The most important round of party conferences is under way. Impressive shows of unity or conversely knock-down drag-out fights will set the tone for the long run-up to the inevitable General Election
next May.
Clearly Gordon Brown, whose party conference began as EN went to press, faces the most difficult task. His recent leadership style once again got the party in a jittery mood ahead of the gathering in Brighton.
The criticism is two-fold. There is a widespread feeling that the Government has run out of steam, that there is a paralysis in relation to decision making. It’s more waiting for Gordon than waiting for Godot.
As the civil servants mentally prepare for a Conservative government, the lobbying industry is flocking to the Conservatives.
The other criticism is that when there is action, it is of the kneejerk variety. Brown’s response to the release of the Libyan Abdelbaset Ali al-Megrahi is a case in point. He remained silent over the Scottish Government’s decision to free the prisoner, although he found time to congratulate the England cricket team on their Ashes victory.
That raised questions about who is managing the Prime Minister’s media strategy. Staying silent completely in the middle of August is possibly defensible but to show you are in touch with the cricket but have nothing to say on the biggest diplomatic row of the year made Mr Brown look ridiculous.
Later, after a newspaper had revealed a lack of activity over getting compensation for victims of Libyan-supplied Semtex in Northern Ireland, Brown leapt into action and denied it had anything to do with the paper’s revelations.

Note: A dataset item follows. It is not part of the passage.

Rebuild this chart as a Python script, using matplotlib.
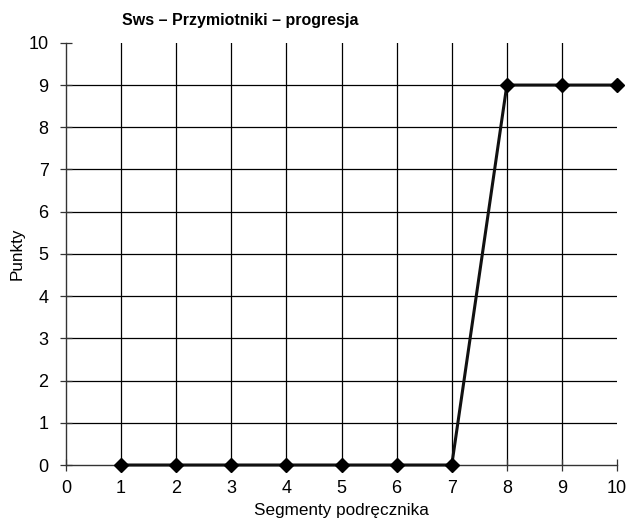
import matplotlib.pyplot as plt

# data
segments = [1, 2, 3, 4, 5, 6, 7, 8, 9, 10]
punkty = [0, 0, 0, 0, 0, 0, 0, 9, 9, 9]
ticks = list(range(0, 11))

plt.rcParams['font.family'] = ['Liberation Sans', 'DejaVu Sans']

fig = plt.figure(figsize=(6.32, 5.18), dpi=100)
ax = fig.add_axes([0.1044, 0.1023, 0.872, 0.815])

# grid (no line at the far edges)
for t in ticks[1:-1]:
    ax.axvline(t, color='black', lw=0.9, zorder=1)
    ax.axhline(t, color='black', lw=0.9, zorder=1)

ax.plot(segments, punkty, color='#111111', lw=2.2, marker='D', markersize=7.5,
        markerfacecolor='black', markeredgecolor='black', clip_on=False, zorder=3)

ax.set_xlim(0, 10)
ax.set_ylim(0, 10)
ax.set_xticks(ticks)
ax.set_yticks(ticks)
ax.tick_params(direction='inout', length=9, width=0.9, labelsize=13, colors='#333333',
               labelcolor='black')
ax.tick_params(axis='x', pad=6.5)
ax.tick_params(axis='y', pad=8)
for s in ['top', 'right']:
    ax.spines[s].set_visible(False)
for s in ['left', 'bottom']:
    ax.spines[s].set_linewidth(1.0)
    ax.spines[s].set_color('#333333')

ax.set_xlabel('Segmenty podręcznika', fontsize=12.3, labelpad=4)
ax.set_ylabel('Punkty', fontsize=12.3, labelpad=3)
fig.text(240 / 632, 1 - 20 / 518, 'Sws – Przymiotniki – progresja', fontsize=11.5,
         fontweight='bold', ha='center', va='center')

plt.savefig('out.png', dpi=100)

In office but not in power methinks.
The only hope for Brown lies with the economy. Some indicators point to a more rapid recovery than originally predicted, although I would be cautious about the prospects here in the North West. But by the time of the election campaign there is a prospect that the Prime Minister might be able to claim some credit if the green shoots are coming up with the spring bulbs.
The best tactic the Labour Party has employed recently is to try to depict the Tories as willing to cut public spending with ruthless relish whereas Labour would approach the task with care and reluctance. There’s not much evidence yet that voters are prepared to buy this folk memory of the nasty Tory party but there are few arrows in Gordon’s quiver.
So, is the first Tory conference in Manchester going to be a breeze for David Cameron? Probably not, although their corporate day was sold out in early August with 80 companies paying £1,000 a head for a chat with the Shadow Chancellor.
This will be Cameron’s fourth conference as leader so the novelty value has worn off. Labour has been so hapless since Tony Blair left that the danger of having peaked too soon must not be
underestimated.
There are also some grumblings in the party. At a parliamentary level they come from MPs who feel that in respect of the expenses row offending frontbenchers were let off lightly while Cameron came down like a ton of bricks on backbenchers.
There is also some disquiet in constituencies like Macclesfield and Congleton at the way in which the chance to be a parliamentary candidate is being potentially offered to people with five minutes’ experience. There’s a worry that the traditional mix of businesspeople and county grandees may be replaced by political researchers with no knowledge of the real world.
The Tories need a 6.9 per cent swing to gain a majority of just one. Tony Blair in 1997 is the only person to have achieved that since 1945, so there must be a chance of a hung parliament and the Liberal Democrats having a chair at the high table.
Their leader Nick Clegg has had a better second year of leadership partly because he’s not being permanently eclipsed by Vince Cable, who was never off our screens last autumn as the banking crisis reached its climax.
Their Bournemouth assembly was expected to maintain the swing to the right, manifested by their shelving of pledges on tuition fee abolition in preparation for an accommodation with the Conservatives. However, the big story from the conference was the “mansion tax” row – a swerve to the left and the brainchild of Vince Cable. Maybe not such a great year for Clegg after all.